**YOUR OBJECTIVE**
Identify all lines in the data containing the string "that". Copy them out.

**COLLECTED DATA**

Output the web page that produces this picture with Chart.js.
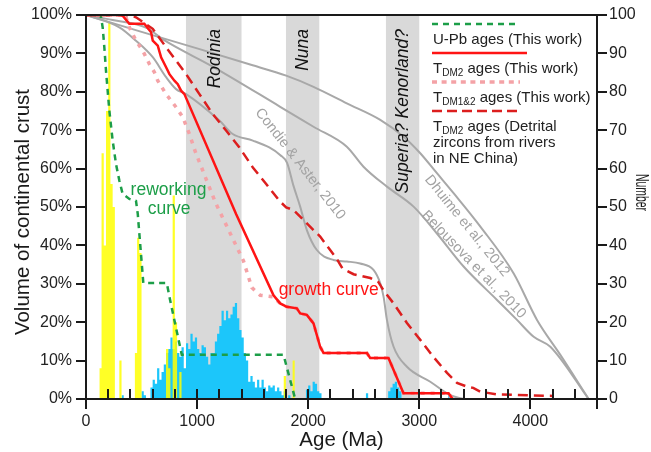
<!DOCTYPE html>
<html>
<head>
<meta charset="utf-8">
<title>Continental crust growth</title>
<script src="https://cdn.jsdelivr.net/npm/chart.js@4.4.0/dist/chart.umd.min.js"></script>
<style>
  html, body { margin: 0; padding: 0; background: #fff; }
  canvas { display: block; }
</style>
</head>
<body>
<canvas id="crust" width="651" height="452"></canvas>
<script>
// ---------- data ----------
// histogram bins (Ma, 20 Ma wide) counted on the right axis
const binWidth = 20;
const yellowAges = [120, 140, 160, 180, 200, 220, 240, 300, 440, 460, 480, 720, 740, 780, 800, 840, 1780, 1860];
const yellowCounts = [8, 64, 40, 75, 98, 56, 50, 10, 12, 42, 38, 13, 8, 53, 20, 7, 6, 10];

const cyanAges = [320, 500, 520, 580, 600, 620, 640, 660, 680, 700,
  720, 740, 760, 780, 800, 820, 840, 860, 880, 900,
  920, 940, 960, 980, 1000, 1020, 1040, 1060, 1080, 1100,
  1120, 1140, 1160, 1180, 1200, 1220, 1240, 1260, 1280, 1300,
  1320, 1340, 1360, 1380, 1400, 1420, 1440, 1460, 1480, 1500,
  1520, 1540, 1560, 1580, 1600, 1620, 1640, 1660, 1680, 1700,
  1720, 1740, 1760, 1780, 1820, 1980, 2000, 2020, 2040, 2060,
  2080, 2100, 2520, 2720, 2740, 2760, 2780, 2800, 2820, 3260];
const cyanCounts = [1, 2, 1, 3, 5, 4, 8, 5, 7, 9,
  12, 13, 16, 13, 15, 12, 11, 13.5, 8, 14.5,
  13, 17, 15, 16, 13, 12, 14, 13.5, 11, 9,
  12, 12, 15, 17, 19, 23, 20.5, 23, 21, 22,
  24, 25, 21, 18, 16, 12, 10, 4.5, 6, 4.5,
  3, 5, 3, 5, 3, 2, 3.5, 3, 3.5, 2,
  3, 2, 1, 2, 1, 2.5, 3.5, 2, 4.5, 4,
  2, 1.5, 1.5, 2, 3, 4, 4.5, 3, 2, 1];

// cumulative curves, % of present crust volume
const upbAge = [0, 120, 135, 150, 165, 180, 195, 210, 240, 270, 300, 330, 390, 450, 466, 516, 727, 757, 862, 1778, 1883];
const upbPct = [100, 100, 99.4, 96.8, 91.6, 85.5, 80.3, 75.1, 67.3, 61.2, 56.9, 53.4, 52.1, 51.6, 48.2, 30.2, 30.2, 25.8, 11.5, 11.5, 0];

const tdm2Age = [0, 300, 330, 390, 525, 586, 601, 646, 676, 721, 751, 796, 826, 856, 886, 1351, 1688, 1748, 1808, 1898, 1928, 1988, 2048, 2108, 2138, 2528, 2558, 2723, 2858, 3264, 3300];
const tdm2Pct = [100, 100, 99.8, 97.7, 97.7, 95.5, 93.3, 92, 89, 86.4, 84.6, 82.9, 82, 80.3, 79.4, 48.2, 27, 24.9, 24, 23.6, 22.3, 21.9, 19.7, 13.6, 12, 12, 10.7, 10.7, 1.5, 1.5, 0];

const tdm12Age = [0, 320, 360, 390, 450, 511, 571, 616, 646, 721, 811, 871, 931, 991, 1051, 1111, 1171, 1417, 1493, 1568, 1688, 1748, 1808, 1898, 1928, 1988, 2048, 2108, 2138, 2528, 2558, 2723, 2858, 3264, 3300];
const tdm12Pct = [100, 100, 99.4, 96.8, 93.3, 90.7, 87.2, 85.1, 82.9, 79.4, 76, 73.4, 69, 63.8, 59.5, 55.1, 50.8, 36, 29, 27, 26.6, 24.9, 24, 23.6, 22.3, 21.9, 19.7, 13.6, 12, 12, 10.7, 10.7, 1.5, 1.5, 0];

const riverAge = [0, 400, 450, 601, 721, 901, 1021, 1141, 1261, 1381, 1502, 1622, 1741, 1802, 1868, 2048, 2108, 2198, 2258, 2308, 2408, 2559, 2631, 2676, 2766, 2889, 3009, 3126, 3250, 3340, 3430, 3486, 3550, 3700, 4200];
const riverPct = [100, 100, 99.4, 96.4, 91.6, 84.6, 79.4, 74.2, 69.9, 65.5, 60.3, 56, 51.6, 49.9, 49.2, 44, 42.3, 38.8, 36.5, 34, 32.5, 31.5, 30.5, 28.4, 25, 19.8, 15.4, 11, 6.8, 4.2, 3.2, 2.9, 1.9, 1.2, 0.8];

const dhuimeAge = [0, 500, 1000, 1500, 1802, 2048, 2348, 2649, 2859, 3009, 3159, 3309, 3550, 3850, 4060, 4270, 4525];
const dhuimePct = [100, 95.6, 91.3, 86.9, 84.2, 81.3, 77, 72.7, 68.3, 64, 58.8, 53.6, 44.9, 32.7, 20.6, 11.5, 0];

const belousovaAge = [0, 240, 550, 700, 1144, 1748, 2048, 2348, 2498, 2709, 2949, 3159, 3399, 3700, 3880, 4030, 4180, 4525];
const belousovaPct = [100, 98.7, 96.6, 93.5, 86.5, 76.1, 70.9, 65.7, 60.5, 55.3, 50.1, 43.1, 34.5, 25.8, 20.6, 16.2, 13.6, 0];

const condieAge = [0, 300, 450, 601, 721, 811, 901, 1201, 1321, 1502, 1650, 1750, 1810, 1868, 1928, 1988, 2078, 2228, 2348, 2468, 2588, 2649, 2679, 2709, 2769, 2889, 3099, 3279, 3400];
const condiePct = [100, 96.8, 93.3, 89, 83.8, 80.7, 79.4, 72.5, 69, 67.3, 65.5, 63.5, 61.5, 55.5, 50.1, 44, 38.8, 36.2, 35.8, 35.3, 33.6, 30.1, 26.6, 20.6, 13.6, 8.4, 4.5, 1, 0];

// supercontinent windows (Ma)
const bandNames = ['Rodinia', 'Nuna', 'Superia? Kenorland?'];
const bandStart = [900, 1800, 2700];
const bandEnd = [1400, 2100, 3000];

// axis ticks
const ageTicks = [0, 1000, 2000, 3000, 4000];
const pctTicks = [0, 10, 20, 30, 40, 50, 60, 70, 80, 90, 100];

// ---------- helpers ----------
const FONT = '"Liberation Sans", Arial, Helvetica, sans-serif';
const GREEN = '#1c9e48';
const RED = '#ff1414';
const RED_DARK = '#dc1e1e';
const PINK = '#f4a2a6';
const GREY = '#a8a8a8';

const pts = (xs, ys) => xs.map((x, i) => ({ x: x, y: ys[i] }));

// sparse bins -> step outline that closes to zero on both sides of each run
function histPoints(ages, counts) {
  const out = [];
  ages.forEach((a, i) => {
    if (i === 0 || ages[i - 1] !== a - binWidth) out.push({ x: a, y: 0 });
    out.push({ x: a, y: counts[i] });
    if (i === ages.length - 1 || ages[i + 1] !== a + binWidth) out.push({ x: a + binWidth, y: 0 });
  });
  return out;
}

function curve(xs, ys, color, width, dash, order, smooth) {
  return {
    data: pts(xs, ys),
    borderColor: color,
    borderWidth: width,
    borderDash: dash,
    fill: false,
    order: order,
    yAxisID: 'y',
    cubicInterpolationMode: smooth ? 'monotone' : 'default',
    tension: 0,
  };
}

function hist(ages, counts, color, order) {
  return {
    data: histPoints(ages, counts),
    stepped: true,
    fill: 'origin',
    backgroundColor: color,
    borderColor: 'transparent',
    borderWidth: 0,
    order: order,
    yAxisID: 'y2',
  };
}

const useTicks = (values) => (scale) => {
  scale.ticks = values.map((v) => ({ value: v }));
};

// keep the plot frame where the figure has it (no extra room for label overhang)
const fixWidth = (w) => (s) => {
  s.width = w;
  s.paddingTop = 0;
  s.paddingBottom = 0;
};

// ---------- drawing on top of / under the datasets ----------
const overlay = {
  id: 'overlay',
  beforeDatasetsDraw(chart) {
    const { ctx, chartArea: a, scales: { x } } = chart;
    ctx.save();
    ctx.fillStyle = '#d9d9d9';
    bandStart.forEach((s, i) => {
      const x0 = x.getPixelForValue(s);
      const x1 = x.getPixelForValue(bandEnd[i]);
      ctx.fillRect(x0, a.top, x1 - x0, a.bottom - a.top);
    });
    ctx.restore();
  },

  afterDatasetsDraw(chart) {
    const { ctx, chartArea: a, scales: { x, y } } = chart;
    ctx.save();

    // band names, rotated, hanging from the top
    ctx.fillStyle = '#111';
    ctx.font = 'italic 17.5px ' + FONT;
    ctx.textAlign = 'right';
    ctx.textBaseline = 'middle';
    bandNames.forEach((name, i) => {
      const xc = (x.getPixelForValue(bandStart[i]) + x.getPixelForValue(bandEnd[i])) / 2;
      ctx.save();
      ctx.translate(xc + 1, a.top + 14);
      ctx.rotate(-Math.PI / 2);
      ctx.fillText(name, 0, 0);
      ctx.restore();
    });

    // slanted labels of the published curves
    const slanted = [
      ['Condie & Aster, 2010', 1928, 61.2, 52],
      ['Dhuime et al., 2012', 3430, 45.1, 51],
      ['Belousova et al., 2010', 3490, 35.0, 46],
    ];
    ctx.fillStyle = '#a3a3a3';
    ctx.font = '14.5px ' + FONT;
    ctx.textAlign = 'center';
    slanted.forEach(([txt, age, pct, deg]) => {
      ctx.save();
      ctx.translate(x.getPixelForValue(age), y.getPixelForValue(pct));
      ctx.rotate(deg * Math.PI / 180);
      ctx.fillText(txt, 0, 0);
      ctx.restore();
    });

    // curve names
    ctx.font = '17.5px ' + FONT;
    ctx.fillStyle = GREEN;
    ctx.fillText('reworking', x.getPixelForValue(743), y.getPixelForValue(54.4));
    ctx.fillText('curve', x.getPixelForValue(748), y.getPixelForValue(49.5));
    ctx.fillStyle = RED;
    ctx.fillText('growth curve', x.getPixelForValue(2185), y.getPixelForValue(28.4));

    // legend
    const legend = [
      { color: GREEN, width: 2.5, dash: [6, 5], len: 88, lines: [['', '', 'U-Pb ages (This work)']] },
      { color: RED, width: 2.5, dash: [], len: 95, lines: [['T', 'DM2', ' ages (This work)']] },
      { color: PINK, width: 3.5, dash: [5, 4.6], len: 88, lines: [['T', 'DM1&2', ' ages (This work)']] },
      { color: RED_DARK, width: 2.5, dash: [10, 5], len: 88,
        lines: [['T', 'DM2', ' ages (Detrital'], ['', '', 'zircons from rivers'], ['', '', 'in NE China)']] },
    ];
    const lx = 432;
    let ly = 24;
    ctx.textAlign = 'left';
    ctx.textBaseline = 'alphabetic';
    legend.forEach((item) => {
      ctx.save();
      ctx.strokeStyle = item.color;
      ctx.lineWidth = item.width;
      ctx.setLineDash(item.dash);
      ctx.beginPath();
      ctx.moveTo(lx, ly);
      ctx.lineTo(lx + item.len, ly);
      ctx.stroke();
      ctx.restore();
      item.lines.forEach((parts, k) => {
        const base = ly + 20 + k * 16;
        let cx = lx + 1;
        ctx.fillStyle = '#222';
        ctx.font = '15px ' + FONT;
        ctx.fillText(parts[0], cx, base);
        cx += ctx.measureText(parts[0]).width;
        ctx.font = '10px ' + FONT;
        ctx.fillText(parts[1], cx, base + 2.5);
        cx += ctx.measureText(parts[1]).width;
        ctx.font = '15px ' + FONT;
        ctx.fillText(parts[2], cx, base);
      });
      ly += 29;
    });

    ctx.restore();
  },

  afterDraw(chart) {
    const { ctx, chartArea: a, scales: { x, y } } = chart;
    ctx.save();
    ctx.strokeStyle = '#1a1a1a';
    ctx.lineWidth = 2;
    ctx.beginPath();
    ctx.moveTo(a.left, a.top); ctx.lineTo(a.right, a.top);
    ctx.moveTo(a.left, a.top); ctx.lineTo(a.left, a.bottom + 10);
    ctx.moveTo(a.right, a.top); ctx.lineTo(a.right, a.bottom + 10);
    ctx.moveTo(a.left, a.bottom); ctx.lineTo(a.right, a.bottom);
    pctTicks.forEach((v) => {
      const py = Math.round(y.getPixelForValue(v));
      ctx.moveTo(a.left - 10, py); ctx.lineTo(a.left, py);
      ctx.moveTo(a.right, py); ctx.lineTo(a.right + 10, py);
    });
    for (let v = 200; v < 4600; v += 200) {
      const px = Math.round(x.getPixelForValue(v));
      ctx.moveTo(px, a.bottom - 10);
      ctx.lineTo(px, ageTicks.includes(v) ? a.bottom + 10 : a.bottom);
    }
    ctx.stroke();

    // axis titles
    ctx.fillStyle = '#1a1a1a';
    ctx.font = '20.5px ' + FONT;
    ctx.textAlign = 'center';
    ctx.textBaseline = 'middle';
    ctx.fillText('Age (Ma)', (a.left + a.right) / 2, 440);

    ctx.save();
    ctx.translate(23, 212);
    ctx.rotate(-Math.PI / 2);
    ctx.fillText('Volume of continental crust', 0, 0);
    ctx.restore();

    ctx.save();
    ctx.translate(636, 192.5);
    ctx.rotate(Math.PI / 2);
    ctx.scale(0.55, 1);
    ctx.textBaseline = 'alphabetic';
    ctx.font = '19px ' + FONT;
    ctx.fillText('Number', 0, 0);
    ctx.restore();

    ctx.restore();
  },
};

// ---------- chart ----------
const tickFont = { family: FONT, size: 16 };

new Chart(document.getElementById('crust'), {
  type: 'line',
  data: {
    datasets: [
      curve(tdm2Age, tdm2Pct, RED, 2.5, [], 1, false),
      curve(riverAge, riverPct, RED_DARK, 2.5, [10, 6], 2, false),
      curve(tdm12Age, tdm12Pct, PINK, 3.5, [4, 6], 3, false),
      curve(upbAge, upbPct, GREEN, 2.5, [6, 5], 4, false),
      curve(dhuimeAge, dhuimePct, GREY, 2, [], 5, true),
      curve(belousovaAge, belousovaPct, GREY, 2, [], 5, true),
      curve(condieAge, condiePct, GREY, 2, [], 5, true),
      hist(yellowAges, yellowCounts, 'rgba(255, 255, 0, 0.85)', 6),
      hist(cyanAges, cyanCounts, '#1cc6fa', 7),
    ],
  },
  options: {
    responsive: false,
    animation: false,
    layout: { padding: { top: 15, left: 0, right: 0, bottom: 0 } },
    elements: { point: { radius: 0 } },
    plugins: {
      legend: { display: false },
      tooltip: { enabled: false },
    },
    scales: {
      x: {
        type: 'linear',
        min: 0,
        max: 4600,
        afterBuildTicks: useTicks(ageTicks),
        afterFit: (s) => { s.height = 53; s.paddingLeft = 0; s.paddingRight = 0; },
        grid: { display: false, drawTicks: false },
        border: { display: false },
        ticks: {
          autoSkip: false,
          maxRotation: 0,
          padding: 13,
          color: '#222',
          font: tickFont,
          callback: (v) => String(v),
        },
      },
      y: {
        position: 'left',
        min: 0,
        max: 100,
        afterBuildTicks: useTicks(pctTicks),
        afterFit: fixWidth(86),
        grid: { display: false, drawTicks: false },
        border: { display: false },
        ticks: { padding: 14, color: '#222', font: tickFont, callback: (v) => v + '%' },
      },
      y2: {
        position: 'right',
        min: 0,
        max: 100,
        afterBuildTicks: useTicks(pctTicks),
        afterFit: fixWidth(54),
        grid: { display: false, drawTicks: false },
        border: { display: false },
        ticks: { padding: 12, color: '#222', font: tickFont },
      },
    },
  },
  plugins: [overlay],
});
</script>
</body>
</html>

**THE ANSWER**
Output the web page that produces this picture with Chart.js.
// sparse bins -> step outline that closes to zero on both sides of each run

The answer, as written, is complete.